O comum é uma produção dispor de um artista para compor o material pensado, e fazer jus à entrega do ator, recheando o filme com texturas e predisposições fílmicas. As tentativas de elevar a mise-en-scene não se revelam condizentes à competência de Efron ou ao que de muito excitante teria em possibilidades estéticas, até bastante óbvias de imaginar ao se defrontar com suas possibilidades. O roteiro – de autoria do mesmo Hayes, e Polly Smyth – tem uma simplicidade que poderia ter sido muito bem aproveitada pela direção, para explorar as transformações físicas e psicológicas geradas pela ganância. ‘Deserto do Ouro’ é uma produção que corteja o grafismo para induzir o espectador à empatia, mas suas decisões são de ordem prática, e não artísticas.

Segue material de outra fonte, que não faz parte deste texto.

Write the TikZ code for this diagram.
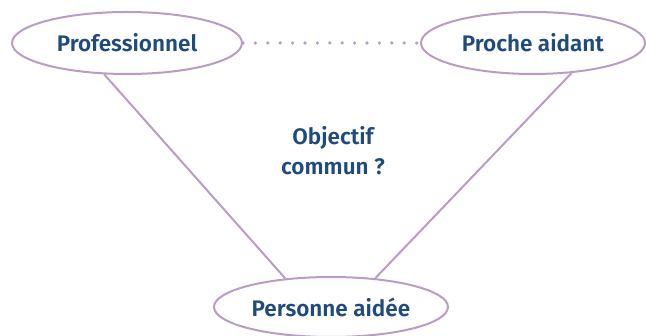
\documentclass[tikz,border=0pt]{standalone}
\usepackage{fontspec}
\setmainfont{Fira Sans}[UprightFont={* SemiBold}]
\usetikzlibrary{shapes.geometric}
\definecolor{linkpurple}{HTML}{B89CC6}
\definecolor{textblue}{HTML}{1F4A7E}
\begin{document}
\begin{tikzpicture}[
    x=1pt,
    y=-1pt,
    actor/.style={
        draw=linkpurple,
        line width=2pt,
        ellipse,
        inner sep=0pt,
        minimum width=230pt,
        minimum height=62pt,
        text=textblue,
        font=\fontsize{22.5}{24}\selectfont
    },
    link/.style={
        draw=linkpurple,
        line width=2pt
    },
    dotlink/.style={
        draw=linkpurple,
        line width=3.6pt,
        line cap=round,
        dash pattern=on 0pt off 12.4pt
    }
]
    \useasboundingbox (0,0) rectangle (646,336);

    % --- Actors ---
    \node[actor] (pro) at (127,43) {Professionnel};
    \node[actor, minimum width=224pt] (proche) at (533,43) {Proche aidant};
    \node[actor, minimum width=234pt, minimum height=60pt] (aidee) at (331,307) {Personne aidée};

    % --- Question ---
    \node[text=textblue, align=center, font=\fontsize{22.5}{30}\selectfont] (goal) at (333,151) {Objectif\\commun ?};

    % --- Links ---
    \draw[dotlink] (pro.east) -- (proche.west);
    \draw[link] (pro.234) -- (aidee.148);
    \draw[link] (proche.322) -- (aidee.33);
\end{tikzpicture}
\end{document}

Os três atores em cena, tanto Efron e Hayes quanto Susie Porter, compreendem seus trabalhos de maneira muito mais orgânica que a realização; o estranho é que um desses profissionais é justamente o capitão do navio. Mas se existe um aspecto que não podemos acusar no filme é a direção de atores, que não se esburaca pelos mesmos deslizes cometidos pela condução geral. Ainda que o mais exigido seja o protagonista de ‘Vizinhos’ e ‘High School Musical’ (e como esse rapaz amadureceu como ator, aqui sem depender nada de seus atributos estéticos), o trabalho de Porter, em especial, é de muita entrega sensorial. Seu personagem é uma clara armadilha para qualquer ator, e a moça se permite brincar e se divertir com algo muito arriscado, se saindo com a melhor impressão possível para o espectador.
Ainda que não disponha dos atributos necessários para elevar sua produção até um espaço possível de alcançar, Hayes ainda assim não promove indigência. Sua câmera é direta ao drenar cada espaço possível de invenção, mas ele aposta em um lugar de falta de firula que também dá a ‘Deserto do Ouro’ alguma independência dessa exploração extrema da imagem. É um filme que não tem muito interesse em exacerbar sua voz para filmar o extremo da descida ao inferno, mas que se interessa por olhar para o abismo. Podendo ser acusado de exploratório e até ligeiramente sádico com o que promove ao seu protagonista, não há muita alternativa à produção que não a de moer o personagem de Efron até o bagaço. A função dramática dessa decisão é condenar, quase que de maneira cristã, a cegueira provocada pela corrida do ouro, ainda que em algum lugar do futuro.
Quando o filme se encerra da maneira como se apresenta, muito de um possível sadismo é amenizado, e ‘Deserto do Ouro’ se assenta na memória como um filme que poderia ter sido ainda mais absoluto em integrar sensorialidade aos seus elementos. Com elipses que não fazem muito sentido, levando em consideração que é necessário acompanharmos o desdobramento de sua via crúcis para proteger a maior pepita de ouro já vista, Hayes perde a oportunidade de nos fazer adentrar o estado de decadência física e mental, para apenas contar uma história que prende a atenção, independente de que seu filme pedia uma mão para o visual.